BEKASI (suaralira.com) - Berkembang pesatnya pembangunan, menyebabkan berkurangnya lahan Ruang Terbuka Hijau (RTH) yang berfungsi sebagai resapkan air, dan itu menjadi salah satu penyebab timbulnya masalah banjir.
Kawasan yang dahulunya bebas banjir, saat ini sudah menjadi langganan banjir, itu disebabkan sebagian besar kawasan tersebut dan lingkungan sekitar telah berubah fungsi. Dahulu sebagai resapan air kini menjadi kawasan perumahan.
Sehingga di perlukan langkah-langkah dari pemerintah Kota Bekasi untuk mengatasinya. Titik wilayah yang sering terjadi banjir, salah satunya adalah ada di Kecamatan Pondok Gede.
Banjir atau kurang baiknya resapan air menjadi tanggung jawab atau tugas Pemerintah Kota Bekasi. Maka itu, perlu ada langkah strategis untuk meminimalisirkan volume air ketika musim penghujan, baik dari segi resapan (RTH) maupun drainase.
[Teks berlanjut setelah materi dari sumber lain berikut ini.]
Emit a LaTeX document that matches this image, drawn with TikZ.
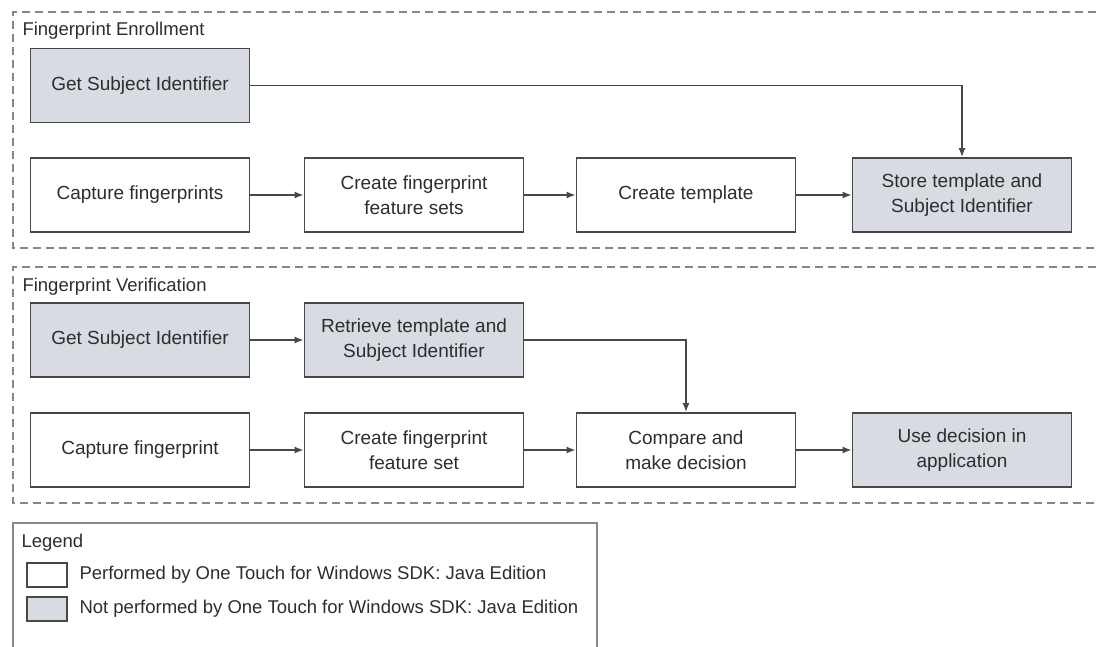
\documentclass[tikz,border=0pt]{standalone}
\usepackage{fontspec}
\setmainfont{Liberation Sans}
\usetikzlibrary{arrows.meta}
\definecolor{boxgray}{RGB}{216,219,226}
\definecolor{linegray}{RGB}{72,72,72}
\definecolor{dashgray}{RGB}{135,135,135}
\definecolor{textgray}{RGB}{45,45,45}

\begin{document}
\begin{tikzpicture}[x=1pt,y=-1pt,
    performed/.style ={rectangle, draw=linegray, line width=1.8pt, minimum width=219pt, minimum height=74pt,
        inner sep=2pt, align=center, text=textgray, font=\fontsize{19}{25}\selectfont},
    notperformed/.style ={performed, fill=boxgray},
    flow/.style ={draw=linegray, line width=1.5pt, -{Latex[length=9pt,width=7pt]}},
    group/.style ={draw=dashgray, line width=1.5pt, dash pattern=on 8pt off 5pt},
    caption/.style ={anchor=west, text=textgray, font=\fontsize{18.5}{22}\selectfont},
    swatch/.style ={rectangle, draw=linegray, line width=1.2pt, minimum width=40pt, minimum height=24pt}]
   \useasboundingbox (0,0) rectangle (1096,646);

   \draw[group] (1096,12) -- (13,12) -- (13,248) -- (1096,248);
   \draw[group] (1096,267) -- (13,267) -- (13,503) -- (1096,503);

   \node[caption] (E)  at (19,31)  {Fingerprint Enrollment};
   \node[notperformed] (E1) at (140,85.5)  {Get Subject Identifier};
   \node[performed] (E2) at (140,195)  {Capture fingerprints};
   \node[performed] (E3) at (414,195)  {Create fingerprint\\feature sets};
   \node[performed] (E4) at (686,195)  {Create template};
   \node[notperformed] (E5) at (962,195)  {Store template and\\Subject Identifier};

   \node[caption] (V)  at (19,287)  {Fingerprint Verification};
   \node[notperformed] (V1) at (140,340)  {Get Subject Identifier};
   \node[notperformed] (V2) at (414,340)  {Retrieve template and\\Subject Identifier};
   \node[performed] (V3) at (140,450)  {Capture fingerprint};
   \node[performed] (V4) at (414,450)  {Create fingerprint\\feature set};
   \node[performed] (V5) at (686,450)  {Compare and\\make decision};
   \node[notperformed] (V6) at (962,450)  {Use decision in\\application};

   \draw[flow] (E1) -| (E5);
   \draw[flow] (E2) to  (E3);
   \draw[flow] (E3) to  (E4);
   \draw[flow] (E4) to  (E5);

   \draw[flow] (V1) to  (V2);
   \draw[flow] (V2) -| (V5);
   \draw[flow] (V3) to  (V4);
   \draw[flow] (V4) to  (V5);
   \draw[flow] (V5) to  (V6);

   \draw[draw=dashgray, line width=1.5pt] (13,650) -- (13,523) -- (597,523) -- (597,650);
   \node[caption] (L)  at (18,543)  {Legend};
   \node[swatch] (L1) at (47,575)  {};
   \node[swatch, fill=boxgray] (L2) at (47,609)  {};
   \node[caption] (L1t) at (76,575)  {Performed by One Touch for Windows SDK: Java Edition};
   \node[caption] (L2t) at (76,609)  {Not performed by One Touch for Windows SDK: Java Edition};
 \end{tikzpicture}
\end{document}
"Banjir menjadi masalah klasik perkotaan masa kini, hal ini dikarenakan berkurangnya lahan resapan, baik di hulu maupun hilir," ucap Anggota Komisi II DPRD Kota Bekasi, Sihar.
Ia membandingkan dengan negara tetangga dalam hal mengatasi banjir, seperti Malaysia. Disana pusat pemerintahan Malaysia dibangun diatas rawa di Putrajaya, salah satu kota di Malaysia dan sekitar 1,5 jam dari Kuala Lumpur. Bisa dijadikan contoh bagaimana mendesain kota bebas banjir dan menyimpan air di kolam-kolam besar seperti situ atau waduk.
"Konsep tata kelola air yang dimaksud dengan membangun lebih banyak situ atau waduk penyimpan air, normalisasi kali yang terintegrasi dengan parit dan drainase air lingkungan bermuaranya kepada sistem primer seperti Banjir Kanal Timur (BKT) milik DKI," bebernya.
Suatu kawasan yang permukaan tanahnya dibawah permukaan air, lanjut Sihar, hendaknya Rencana Detail Tata Ruang (RDTR) nya bukan untuk pemukiman.
"Permasalah banjir dimusim hujan dan kekurangan air dimusim kemarau merupakan tantangan bagi Pemerintah Kota Bekasi maupun DPRD, yang harus benar-benar di tangani dengan serius untuk masyarakat," tutupnya.